The Problem of Choice

A human lifetime Is marked by a compendium of choices all bearing their unique and particular sets of consequences.  The kind of choices that are made can be trivial or profound and the consequences can range from the benign to inspired or at the other extreme, disastrous.  It is these choices and their consequences, intended or otherwise, that shape the character and substance of a lifetime.

In my thinking, there are essentially two kinds of choices – those that involve decisions made in regards to some aspect of the external environment i.e. the choice of career, deciding on a life’s partner or what kind of car to purchase and those that are made internally purely within the domain of the self.  I would like to focus my attention on internal choices for, I feel, that these are the most important kinds of choices an individual does make over a lifetime.
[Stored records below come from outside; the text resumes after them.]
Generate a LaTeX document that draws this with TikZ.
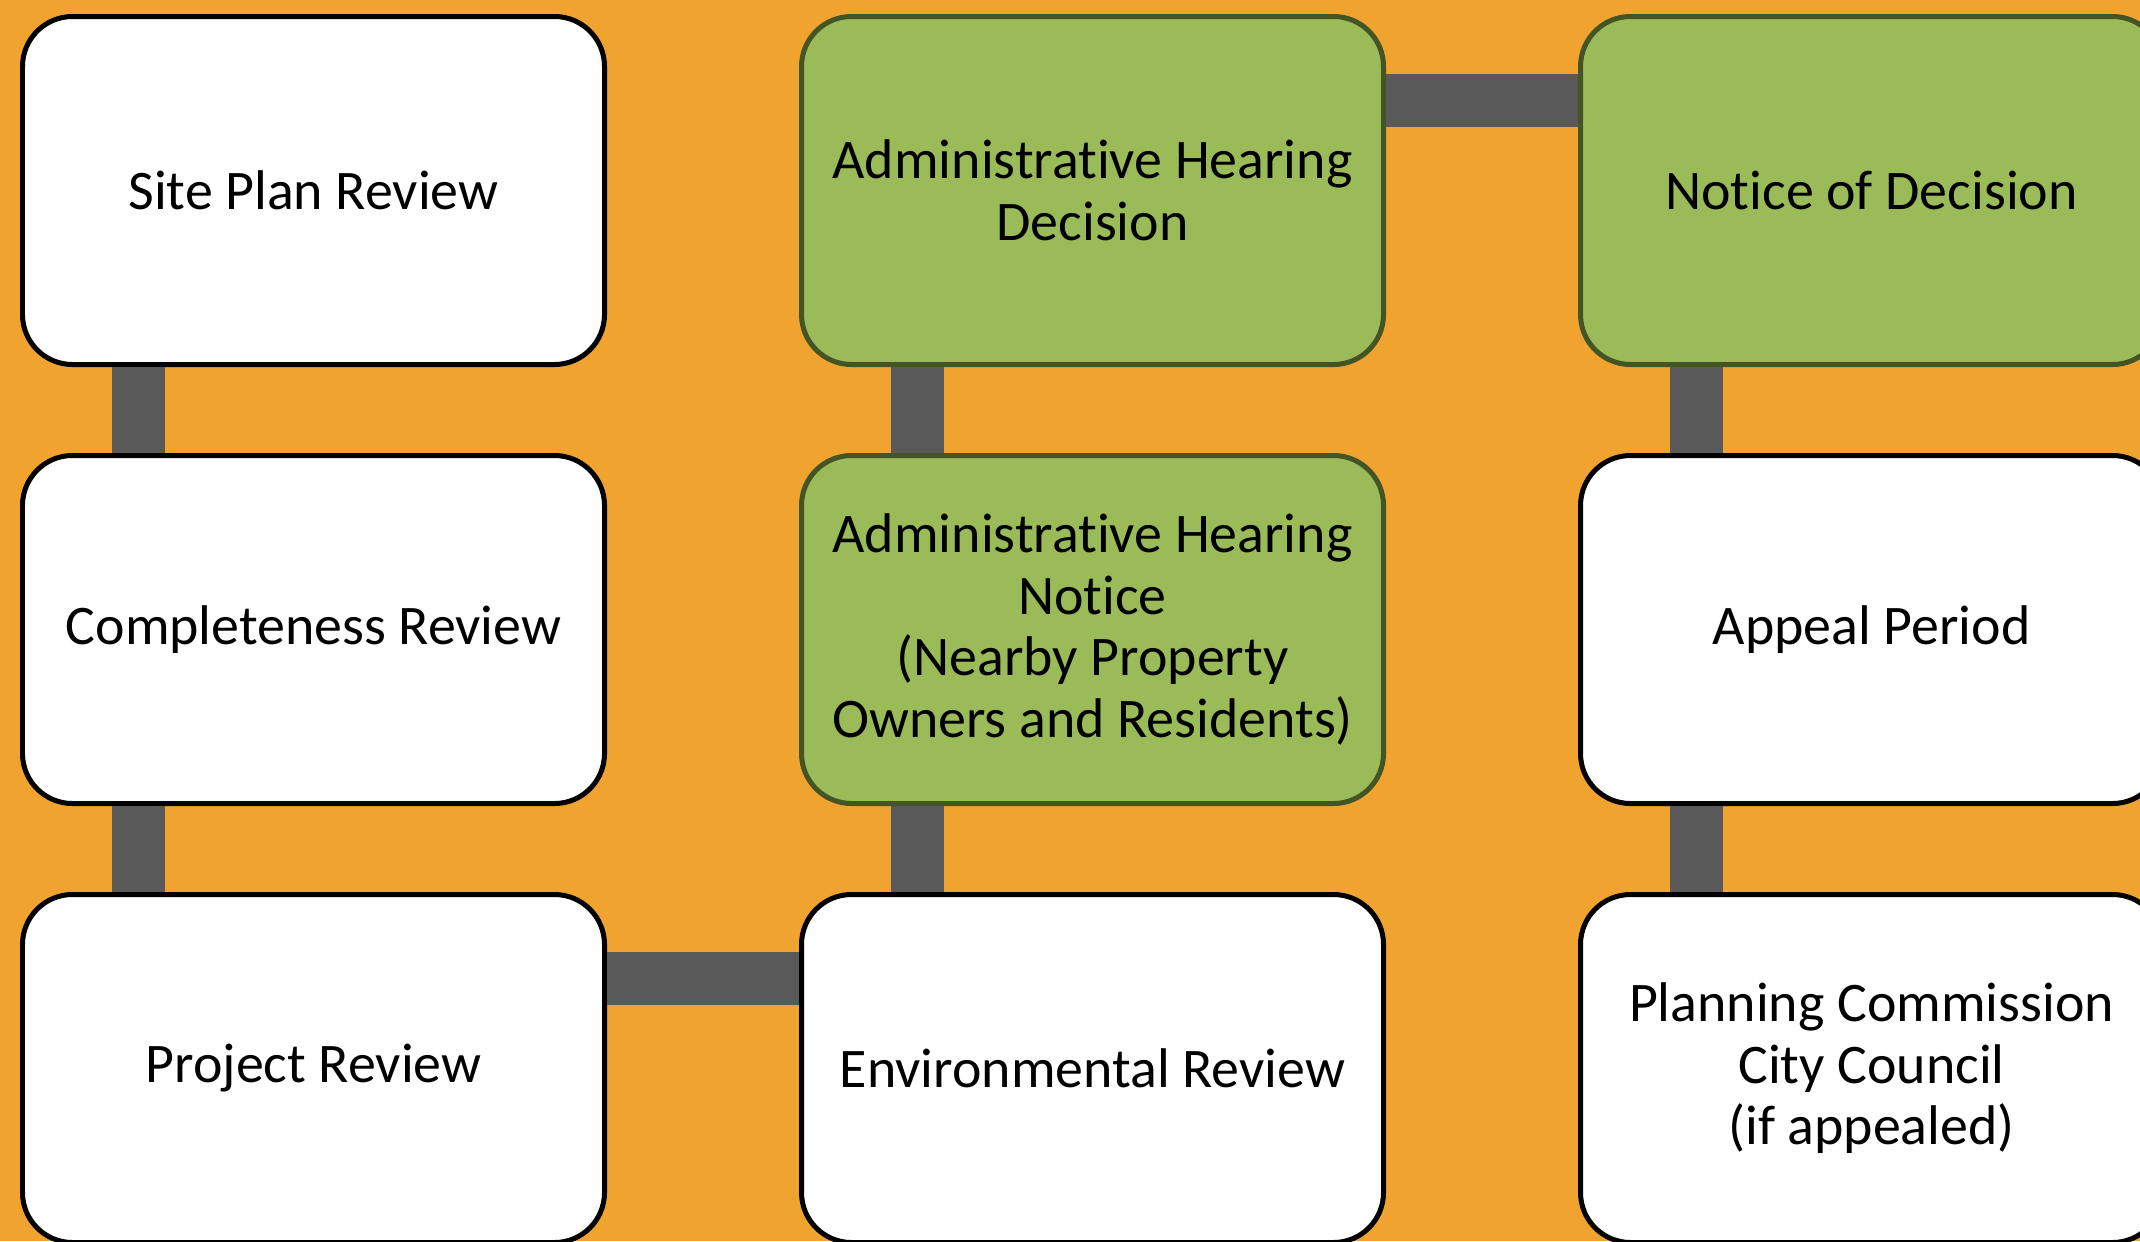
\documentclass[tikz,border=0pt]{standalone}
\usepackage{fontspec}
\setmainfont{Carlito}[Ligatures={NoCommon}]
\usetikzlibrary{positioning}

\definecolor{bgorange}{HTML}{F0A42F}
\definecolor{stepgreen}{HTML}{9BBB59}
\definecolor{stepedge}{HTML}{435425}
\definecolor{linkgray}{HTML}{595959}

\tikzset{
  stepbox/.style={draw=black, fill=white, line width=0.5mm, rounded corners=0.5cm,
    minimum width=5.82cm, minimum height=3.48cm, align=center,
    font=\fontsize{15.9}{17.5}\selectfont},
  greenbox/.style={stepbox, draw=stepedge, fill=stepgreen},
  link/.style={linkgray, line width=0.53cm}
}

\begin{document}
\begin{tikzpicture}[node distance=0.86cm and 1.92cm]
  \useasboundingbox (0,0) rectangle (21.4,-12.41);
  \clip (0,0) rectangle (21.4,-12.41);
  \fill[bgorange] (0,0) rectangle (21.4,-12.41);

  \node[stepbox, anchor=north west] (site) at (0.2,-0.14) {Site Plan Review};
  \node[stepbox, below=of site] (complete) {Completeness Review};
  \node[stepbox, below=of complete] (project) {Project Review};
  \node[stepbox, right=of project] (environ) {Environmental Review};
  \node[greenbox, above=of environ] (hearnotice) {Administrative Hearing\\Notice\\(Nearby Property\\Owners and Residents)};
  \node[greenbox, above=of hearnotice] (hearing) {Administrative Hearing\\Decision};
  \node[greenbox, right=of hearing] (decision) {Notice of Decision};
  \node[stepbox, below=of decision] (appeal) {Appeal Period};
  \node[stepbox, below=of appeal] (council) {Planning Commission\\City Council\\(if appealed)};

  % connecting bars
  \draw[link] ([xshift=1.185cm]site.south west) -- ([xshift=1.185cm]complete.north west);
  \draw[link] ([xshift=1.185cm]complete.south west) -- ([xshift=1.185cm]project.north west);
  \draw[link] ([yshift=-0.865cm]project.north east) -- ([yshift=-0.865cm]environ.north west);
  \draw[link] ([xshift=1.185cm]environ.north west) -- ([xshift=1.185cm]hearnotice.south west);
  \draw[link] ([xshift=1.185cm]hearnotice.north west) -- ([xshift=1.185cm]hearing.south west);
  \draw[link] ([yshift=-0.865cm]hearing.north east) -- ([yshift=-0.865cm]decision.north west);
  \draw[link] ([xshift=1.185cm]decision.south west) -- ([xshift=1.185cm]appeal.north west);
  \draw[link] ([xshift=1.185cm]appeal.south west) -- ([xshift=1.185cm]council.north west);
\end{tikzpicture}
\end{document}
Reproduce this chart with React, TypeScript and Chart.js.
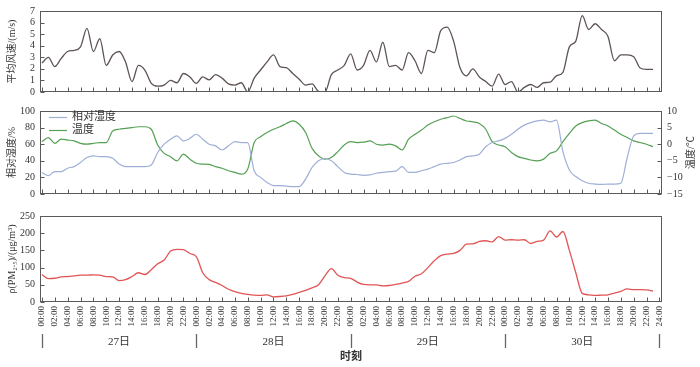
import React, { useEffect, useRef } from 'react';
import { Chart, registerables } from 'chart.js';
Chart.register(...registerables);

// ---------- data ----------
const hourTickLabels = ['00:00', '02:00', '04:00', '06:00', '08:00', '10:00', '12:00', '14:00', '16:00', '18:00', '20:00', '22:00'];
const endTickLabel = '24:00';
const dayLabels = ['27日', '28日', '29日', '30日'];

// hourly, 27th 00:00 .. 30th 23:00
const windSpeed = [
  2.5, 3.0, 2.2, 2.9, 3.5, 3.6, 3.9, 5.5, 3.5, 4.6,
  2.3, 3.2, 3.5, 2.6, 0.9, 2.3, 1.9, 0.75, 0.5, 0.6,
  1.0, 0.8, 1.6, 1.3, 0.75, 1.3, 1.05, 1.5, 1.2, 0.7,
  0.6, 0.8, 0.0, 1.2, 1.9, 2.6, 3.2, 2.2, 2.1, 1.6,
  1.1, 0.6, 0.7, 0.05, 0.0, 1.5, 1.9, 2.3, 3.3, 1.9,
  2.3, 3.6, 2.6, 4.3, 2.2, 2.3, 1.9, 3.4, 2.7, 1.6,
  3.6, 3.4, 5.3, 5.6, 4.4, 2.1, 1.4, 2.0, 1.3, 0.9,
  0.5, 1.55, 0.65, 0.9, 0.0, 0.4, 0.65, 0.4, 0.8, 0.85,
  1.4, 1.7, 3.9, 4.4, 6.6, 5.4, 5.9, 5.4, 4.8, 2.7,
  3.2, 3.2, 3.05, 2.07, 1.95, 1.95,
];
const humidity = [
  26, 22, 27, 27, 31, 33, 38, 44, 46, 45,
  45, 43, 36, 33, 33, 33, 33, 35, 50, 60,
  66, 70, 64, 67, 72, 66, 60, 58, 53, 58,
  63, 62, 62, 28, 20, 14, 10, 10, 9.5, 9,
  9, 18, 32, 40, 43, 40, 33, 26, 24, 23.5,
  22.5, 23, 25, 26, 27, 27.5, 33, 26, 26, 28,
  30, 33, 36, 37, 38, 41, 45, 46, 48, 57,
  62, 64, 67, 72, 78, 83, 86, 88, 89, 87,
  89, 51, 29, 21, 16, 13, 12, 11.5, 12, 12,
  13, 44, 70, 73, 73, 73,
];
const temperature = [
  0.75, 2.0, 0.25, 1.5, 1.25, 1.0, 0.25, 0.0, 0.25, 0.5,
  0.5, 4.0, 4.5, 4.75, 5.0, 5.25, 5.25, 4.5, -0.25, -2.75,
  -3.75, -5.0, -3.0, -4.5, -5.75, -6.0, -6.1, -6.75, -7.25, -8.0,
  -8.5, -9.0, -7.5, 0.5, 2.25, 3.5, 4.5, 5.25, 6.25, 7.0,
  6.0, 3.5, -1.25, -3.5, -4.5, -4.0, -2.25, -0.25, 0.75, 0.5,
  0.6, 1.0, 0.0, -0.25, 0.0, -0.5, -1.75, 1.5, 3.0, 4.25,
  5.75, 6.75, 7.5, 8.0, 8.5, 7.75, 7.0, 6.75, 6.25, 4.5,
  0.75, -0.25, -0.75, -2.5, -3.75, -4.25, -4.75, -5.0, -4.5, -2.75,
  -2.0, 0.75, 3.25, 5.5, 6.5, 7.0, 7.25, 6.25, 5.5, 4.25,
  3.0, 2.0, 1.0, 0.5, 0.0, -0.75,
];
const pm25 = [
  80, 68, 69, 73, 74, 76, 78, 78, 79, 78,
  74, 73, 62, 65, 74, 85, 80, 94, 111, 122,
  148, 153, 152, 141, 132, 85, 65, 57, 48, 37,
  30, 25, 22, 20, 19, 21, 15, 16, 18, 22,
  28, 34, 41, 50, 76, 97, 78, 71, 69, 58,
  51, 50, 50, 47, 48, 51, 55, 60, 75, 82,
  100, 120, 135, 139, 141, 150, 168, 169, 176, 178,
  175, 190, 180, 181, 180, 181, 170, 176, 180, 207,
  189, 205, 150, 85, 25, 21, 19, 20, 21, 26,
  31, 38, 36, 36, 35, 32,
];

// ---------- style ----------
const SERIF = "'Liberation Serif', 'Times New Roman', serif";
const CJK = "'Liberation Serif', 'Noto Sans CJK SC', serif";
const AXIS = '#5a5a5a';
const TEXT = '#333333';
const X_MIN = -0.3;
const X_MAX = 96.4;

const tickValues: number[] = [];
for (let d = 0; d < dayLabels.length; d++) hourTickLabels.forEach((_, i) => tickValues.push(d * 24 + i * 2));
tickValues.push(dayLabels.length * 24);
const tickLabel = (v: number) => (v === dayLabels.length * 24 ? endTickLabel : hourTickLabels[(v % 24) / 2]);

const points = (arr: number[]) => arr.map((y, i) => ({ x: i, y }));

const framePlugin = {
  id: 'frame',
  afterDraw(chart: any) {
    const { ctx, chartArea: a, scales } = chart;
    ctx.save();
    ctx.strokeStyle = AXIS;
    ctx.lineWidth = 1;
    const L = Math.round(a.left) + 0.5, R = Math.round(a.right) - 0.5;
    const T = Math.round(a.top) + 0.5, B = Math.round(a.bottom) - 0.5;
    ctx.strokeRect(L, T, R - L, B - T);
    ctx.beginPath();
    const xs = scales.x;
    tickValues.forEach((v) => {
      const px = Math.round(xs.getPixelForValue(v)) + 0.5;
      ctx.moveTo(px, B);
      ctx.lineTo(px, B - 4);
    });
    Object.values(scales).forEach((s: any) => {
      if (s.axis !== 'y') return;
      s.ticks.forEach((t: any) => {
        const py = Math.round(s.getPixelForValue(t.value)) + 0.5;
        if (s.position === 'left') { ctx.moveTo(L, py); ctx.lineTo(L + 4, py); }
        else { ctx.moveTo(R, py); ctx.lineTo(R - 4, py); }
      });
    });
    ctx.stroke();
    ctx.restore();
  },
};

const dayPlugin = {
  id: 'days',
  afterDraw(chart: any) {
    const { ctx, chartArea: a, scales } = chart;
    const x = scales.x;
    ctx.save();
    ctx.strokeStyle = '#666';
    ctx.lineWidth = 1.3;
    ctx.beginPath();
    for (let d = 0; d <= dayLabels.length; d++) {
      const px = Math.round(x.getPixelForValue(d * 24)) + 0.5;
      ctx.moveTo(px, a.bottom + 32);
      ctx.lineTo(px, a.bottom + 46);
    }
    ctx.stroke();
    ctx.fillStyle = TEXT;
    ctx.font = `11px ${CJK}`;
    ctx.textAlign = 'center';
    ctx.textBaseline = 'middle';
    dayLabels.forEach((lab, d) => ctx.fillText(lab, x.getPixelForValue(d * 24 + 12), a.bottom + 40));
    ctx.restore();
  },
};

// right-hand axis title (reads bottom-to-top) and legend inside the plot
const middleDecorPlugin = {
  id: 'middleDecor',
  afterDraw(chart: any) {
    const { ctx, chartArea: a } = chart;
    ctx.save();
    ctx.fillStyle = TEXT;
    ctx.font = `10px ${CJK}`;
    ctx.textAlign = 'center';
    ctx.textBaseline = 'middle';
    ctx.save();
    ctx.translate(a.right + 29, (a.top + a.bottom) / 2);
    ctx.rotate(-Math.PI / 2);
    ctx.fillText('温度/℃', 0, 0);
    ctx.restore();

    ctx.font = `11px ${CJK}`;
    ctx.textAlign = 'left';
    chart.data.datasets.forEach((ds: any, i: number) => {
      const y = Math.round(a.top + 6 + i * 13) + 0.5;
      ctx.strokeStyle = ds.borderColor;
      ctx.lineWidth = ds.borderWidth;
      ctx.beginPath();
      ctx.moveTo(a.left + 9, y);
      ctx.lineTo(a.left + 27, y);
      ctx.stroke();
      ctx.fillText(ds.label, a.left + 32, y);
    });
    ctx.restore();
  },
};

const yTitle = (text: string) => ({
  display: true, text, color: TEXT, font: { family: CJK, size: 10 }, padding: { top: 6, bottom: 0 },
});
const yTicks = (stepSize: number) => ({
  stepSize, autoSkip: false, color: TEXT, font: { family: SERIF, size: 10 }, padding: 5,
  callback: (v: any) => String(v).replace('-', '−'),
});
const yAxis = (min: number, max: number, step: number, title: string, position = 'left') => ({
  type: 'linear', position, min, max,
  grid: { display: false, drawTicks: false }, border: { display: false },
  ticks: yTicks(step),
  title: title ? yTitle(title) : { display: false },
  afterFit: (s: any) => { s.width = position === 'left' ? 40 : 38; },
});
const xHidden = () => ({
  type: 'linear', min: X_MIN, max: X_MAX, display: false,
  grid: { display: false }, border: { display: false },
});
const lineDs = (label: string, data: number[], color: string, yAxisID = 'y', width = 1.3) => ({
  label, data: points(data), borderColor: color, backgroundColor: color, borderWidth: width,
  pointRadius: 0, cubicInterpolationMode: 'monotone', yAxisID, fill: false,
});

export default function App() {
  const r1 = useRef<HTMLCanvasElement>(null);
  const r2 = useRef<HTMLCanvasElement>(null);
  const r3 = useRef<HTMLCanvasElement>(null);

  useEffect(() => {
    const common = { responsive: false, animation: false, devicePixelRatio: 1, events: [] as any[] };

    const c1 = new Chart(r1.current!, {
      type: 'line',
      data: { datasets: [lineDs('平均风速', windSpeed, '#5e5453', 'y', 1.3) as any] },
      options: {
        ...common,
        layout: { padding: { top: 7, bottom: 6, left: 0, right: 38 } },
        plugins: { legend: { display: false }, tooltip: { enabled: false } },
        scales: { x: xHidden() as any, y: yAxis(0, 7, 1, '平均风速/(m/s)') as any },
      },
      plugins: [framePlugin],
    });

    const c2 = new Chart(r2.current!, {
      type: 'line',
      data: {
        datasets: [
          lineDs('相对湿度', humidity, '#9fafd6', 'y', 1.2) as any,
          lineDs('温度', temperature, '#55a055', 'y2', 1.2) as any,
        ],
      },
      options: {
        ...common,
        layout: { padding: { top: 10, bottom: 6, left: 0, right: 0 } },
        plugins: { legend: { display: false }, tooltip: { enabled: false } },
        scales: {
          x: xHidden() as any,
          y: yAxis(0, 100, 20, '相对湿度/%') as any,
          y2: yAxis(-15, 10, 5, '', 'right') as any,
        },
      },
      plugins: [framePlugin, middleDecorPlugin],
    });

    const c3 = new Chart(r3.current!, {
      type: 'line',
      data: { datasets: [lineDs('PM2.5', pm25, '#e05555', 'y', 1.3) as any] },
      options: {
        ...common,
        layout: { padding: { top: 7, bottom: 0, left: 0, right: 38 } },
        plugins: { legend: { display: false }, tooltip: { enabled: false } },
        scales: {
          x: {
            type: 'linear', min: X_MIN, max: X_MAX,
            grid: { display: false, drawTicks: false }, border: { display: false },
            afterBuildTicks: (s: any) => { s.ticks = tickValues.map((v) => ({ value: v })); },
            afterFit: (s: any) => { s.height = 65; },
            ticks: {
              autoSkip: false, minRotation: 90, maxRotation: 90, padding: 4,
              color: TEXT, font: { family: SERIF, size: 9 },
              callback: (v: any) => tickLabel(Number(v)),
            },
            title: {
              display: true, text: '时刻', color: TEXT,
              font: { family: CJK, size: 11, weight: 'bold' }, padding: { top: 0, bottom: 3 },
            },
          } as any,
          y: yAxis(0, 250, 50, 'ρ(PM₂.₅)/(μg/m³)') as any,
        },
      },
      plugins: [framePlugin, dayPlugin],
    });

    return () => { c1.destroy(); c2.destroy(); c3.destroy(); };
  }, []);

  const cs = (top: number, h: number): React.CSSProperties => ({ position: 'absolute', left: 0, top, width: 700, height: h });
  return (
    <div style={{ position: 'absolute', left: 0, top: 0, width: 700, height: 367, background: '#fff' }}>
      <canvas ref={r1} width={700} height={103} style={cs(0, 103)} />
      <canvas ref={r2} width={700} height={105} style={cs(100, 105)} />
      <canvas ref={r3} width={700} height={162} style={cs(205, 162)} />
    </div>
  );
}
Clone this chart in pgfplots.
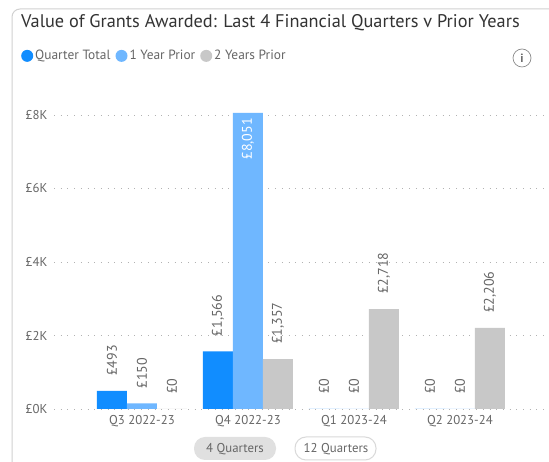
\documentclass[border=0pt]{standalone}
\usepackage{fontspec}
\setmainfont{PT Sans}
\usepackage{pgfplots}
\pgfplotsset{compat=1.18}
\definecolor{qtotal}{HTML}{118DFF}
\definecolor{oneyear}{HTML}{6FB7FF}
\definecolor{twoyear}{HTML}{C8C8C8}
\definecolor{txt}{HTML}{666666}
\definecolor{ttl}{HTML}{333333}
\newcommand{\lblfont}{\fontsize{13.4}{15}\selectfont}
\newcommand{\tickfont}{\fontsize{12.8}{15}\selectfont}
\newcommand{\datafont}{\fontsize{14}{16}\selectfont}
\pgfplotsset{
  circ/.style={legend image code/.code={\fill[#1] (0pt,0pt) circle (6pt);}},
  lab/.style={nodes near coords,point meta=explicit symbolic,
    every node near coord/.append style={rotate=90,anchor=west,inner sep=0pt,xshift=15pt,yshift=0pt,
      text=txt,font=\datafont}},
}
\begin{document}
\begin{tikzpicture}[x=1pt,y=1pt]
\path[use as bounding box] (0,0) rectangle (549,462);
\fill[white] (0,0) rectangle (549,462);
\draw[draw=black!18,line width=1pt,rounded corners=8pt] (12,-20) rectangle (600,453);
\node[anchor=west,inner sep=0pt,text=ttl,font=\fontsize{18.3}{20}\selectfont] at (21,439) {Value of Grants Awarded: Last 4 Financial Quarters v Prior Years};
\draw[black!45,line width=.7pt] (522,404) circle (9);
\node[text=txt,font=\bfseries\fontsize{12}{12}\selectfont] at (522,404) {i};
\fill[black!12,rounded corners=11pt] (194,2) rectangle (276,25);
\draw[black!15,line width=1pt,rounded corners=11pt] (295,2) rectangle (376,25);
\node[text=txt,font=\tickfont] at (235,13) {4 Quarters};
\node[text=txt,font=\tickfont] at (336,13) {12 Quarters};
\begin{axis}[
  at={(54pt,53pt)},anchor=south west,
  scale only axis,width=495pt,height=296pt,
  xmin=-0.83,xmax=3.84,ymin=0,ymax=8051,
  clip=false,
  ybar=0pt,bar width=30pt,
  axis line style={draw=none},major tick length=0pt,
  xtick={0,1,2,3},xticklabels={Q3 2022-23,Q4 2022-23,Q1 2023-24,Q2 2023-24},
  ytick={0,2000,4000,6000,8000},yticklabels={£0K,£2K,£4K,£6K,£8K},
  ymajorgrids,
  major grid style={draw=black!30,line width=.7pt,dash pattern=on .7pt off 6pt},
  tick label style={text=txt,font=\tickfont},
  xticklabel style={yshift=-3pt},
  yticklabel style={xshift=-3pt},
  legend style={draw=none,fill=none,at={(-0.0667,1.193)},anchor=west,legend columns=3,
    font=\lblfont,text=txt,inner sep=0pt,
    /tikz/every even column/.style={column sep=3pt}},
  legend cell align=left,
]
\addplot[fill=qtotal,draw=none,bar shift=-30pt,circ=qtotal,lab] coordinates
  {(0,493) [£493] (1,1566) [£1,566] (2,0) [£0] (3,0) [£0]};
\addlegendentry{Quarter Total}
\addplot[fill=oneyear,draw=none,bar shift=0pt,circ=oneyear,lab] coordinates
  {(0,150) [£150] (1,8051) [] (2,0) [£0] (3,0) [£0]};
\addlegendentry{1 Year Prior}
\addplot[fill=twoyear,draw=none,bar shift=30pt,circ=twoyear,lab] coordinates
  {(0,0) [£0] (1,1357) [£1,357] (2,2718) [£2,718] (3,2206) [£2,206]};
\addlegendentry{2 Years Prior}
% label that sits inside the tall bar
\addplot[forget plot,fill=none,draw=none,bar shift=0pt,nodes near coords,point meta=explicit symbolic,
  every node near coord/.append style={rotate=90,anchor=east,inner sep=0pt,xshift=-5pt,yshift=0pt,
    text=white,font=\datafont}] coordinates {(1,8051) [£8,051]};
\end{axis}
\end{tikzpicture}
\end{document}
Life experience and personality have a way of interacting and shaping attitudes and philosophical world view in infinitesimal ways over a wide and expansive gradient of values.  Each of these ways represent particular choices.  For example, an abusive father may well steer his strong-willed son into an adult with mean-spirited attitudes, but not necessarily; for, a particular set of choices have to be made to produce those particular resulting attitudes.  Similarly, even within the most benign and peaceful environments, individuals may react violently against the world that surrounds them.  There are, after all, many interactive and complex variables involved within the domain of the human mind.

As sentient beings, humans always have the capacity to counter the dynamic forces that shape the individual; this ability has been demonstrated many times in the lives of people on their personal journeys.  Every waking hour within the conscious mind, a continuum of choices is being made.  As individuals, we can only hope for the best possible outcomes.